Answer
Center of circle is $\left( 0,0 \right)$ and radius is $r=2\sqrt{2}$
Work Step by Step
Standard equation of the circle is:
${{\left( x-h \right)}^{2}}+{{\left( y-k \right)}^{2}}={{r}^{2}}$ (equation - 1)
And the equation of the circle is ${{x}^{2}}+{{y}^{2}}=8$ (equation - 2)

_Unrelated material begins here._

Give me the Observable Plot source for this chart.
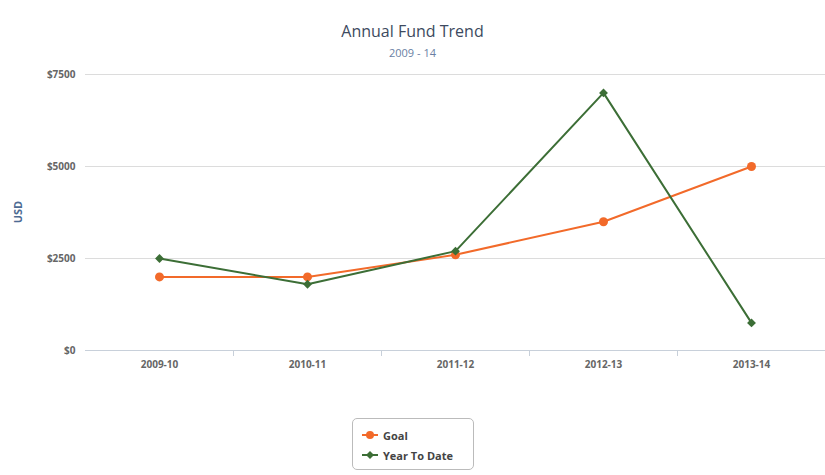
<!DOCTYPE html>
<html>
<head>
<meta charset="utf-8">
<script src="https://cdn.jsdelivr.net/npm/d3@7"></script>
<script src="https://cdn.jsdelivr.net/npm/@observablehq/plot@0.6"></script>
<style>
  body { margin: 0; background: #fff; font-family: "Open Sans", "DejaVu Sans", sans-serif; }
  #wrap { width: 825px; height: 475px; position: relative; overflow: hidden; }
  #title { position: absolute; top: 20px; left: 0; width: 825px; text-align: center; font-size: 16px; color: #3d4a60; }
  #subtitle { position: absolute; top: 45px; left: 0; width: 825px; text-align: center; font-size: 11px; color: #6a7fa3; }
  #chart { position: absolute; top: 64px; left: 0; }
  #legend { position: absolute; top: 418px; left: 352px; width: 122px; height: 52px; border: 1px solid #bbb; border-radius: 5px; box-sizing: border-box; padding: 6px 0 0 8px; font-size: 11px; color: #444; font-weight: bold; }
  .item { display: flex; align-items: center; height: 20px; }
  .item svg { margin-right: 4px; }
</style>
</head>
<body>
<div id="wrap">
  <div id="title">Annual Fund Trend</div>
  <div id="subtitle">2009 - 14</div>
  <div id="chart"></div>
  <div id="legend"></div>
</div>
<script>
const categories = ["2009-10", "2010-11", "2011-12", "2012-13", "2013-14"];
const goal = [2000, 2000, 2600, 3500, 5000];
const yearToDate = [2500, 1800, 2700, 7000, 750];
const yTicks = [0, 2500, 5000, 7500];
const seriesNames = ["Goal", "Year To Date"];
const seriesColors = ["#f26a2a", "#3c6e36"];

const rows = [];
categories.forEach((c, i) => {
  rows.push({cat: c, value: goal[i], series: seriesNames[0]});
  rows.push({cat: c, value: yearToDate[i], series: seriesNames[1]});
});
const goalRows = rows.filter(d => d.series === seriesNames[0]);
const ytdRows = rows.filter(d => d.series === seriesNames[1]);

const W = 825, mL = 85, mR = 0;
const step = (W - mL - mR) / categories.length;

const chart = Plot.plot({
  width: W,
  height: 310,
  marginLeft: mL,
  marginRight: mR,
  marginTop: 10,
  marginBottom: 24,
  style: { fontFamily: "'Open Sans', 'DejaVu Sans', sans-serif", fontSize: "10px", color: "#555" },
  x: { type: "point", domain: categories, padding: 0.5, label: null },
  y: { domain: [0, 7500], label: null },
  marks: [
    Plot.ruleY(yTicks.slice(1), { stroke: "#dcdcdc", strokeWidth: 1 }),
    Plot.ruleY([0], { stroke: "#c8d0da", strokeWidth: 1 }),
    Plot.ruleX(categories.slice(0, -1), { x: d => d, dx: step / 2, y1: 0, y2: 0, insetBottom: -6, stroke: "#c8d0da" }),
    Plot.axisY(yTicks, { tickFormat: d => "$" + d, tickSize: 0, tickPadding: 10, fill: "#666", fontSize: 10, fontWeight: "bold" }),
    Plot.axisX({ tickSize: 0, tickPadding: 10, fill: "#666", fontSize: 10, fontWeight: "bold" }),
    Plot.line(goalRows, { x: "cat", y: "value", stroke: seriesColors[0], strokeWidth: 2 }),
    Plot.line(ytdRows, { x: "cat", y: "value", stroke: seriesColors[1], strokeWidth: 2 }),
    Plot.dot(goalRows, { x: "cat", y: "value", fill: seriesColors[0], r: 4.5, symbol: "circle" }),
    Plot.dot(ytdRows, { x: "cat", y: "value", fill: seriesColors[1], r: 4, symbol: "diamond2" })
  ]
});
document.getElementById("chart").appendChild(chart);

// Y axis title
const svg = d3.select(chart);
svg.append("text")
  .attr("transform", `translate(22, ${10 + 276 / 2}) rotate(-90)`)
  .attr("text-anchor", "middle")
  .attr("font-size", "11px")
  .attr("font-weight", "bold")
  .attr("fill", "#4d6b93")
  .text("USD");

// Legend
const legend = d3.select("#legend");
seriesNames.forEach((name, i) => {
  const item = legend.append("div").attr("class", "item");
  const s = item.append("svg").attr("width", 18).attr("height", 10);
  s.append("line").attr("x1", 1).attr("x2", 17).attr("y1", 5).attr("y2", 5).attr("stroke", seriesColors[i]).attr("stroke-width", 2);
  if (i === 0) s.append("circle").attr("cx", 9).attr("cy", 5).attr("r", 4).attr("fill", seriesColors[i]);
  else s.append("path").attr("d", "M9,1 L13,5 L9,9 L5,5 Z").attr("fill", seriesColors[i]);
  item.append("span").text(name);
});
</script>
</body>
</html>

Now compare both the equations.
$\begin{align}
& {{\left( x-0 \right)}^{2}}+{{\left( y-0 \right)}^{2}}=8 \\
& {{\left( x-0 \right)}^{2}}+{{\left( y-0 \right)}^{2}}={{\left( 2\sqrt{2} \right)}^{2}} \\
\end{align}$
Center coordinate of the circle is $\left( h=0,k=0 \right)$.
And radius of the circle is $r=2\sqrt{2}$.
To graph, we plot the points $\left( 0,2.828 \right)$, $\left( 0,-2.828 \right)$, $\left( -2.828,0 \right)$, and $\left( 2.828,0 \right)$ which are, respectively, $2\sqrt{2}$ units above, below, left and right of $\left( 0,0 \right)$.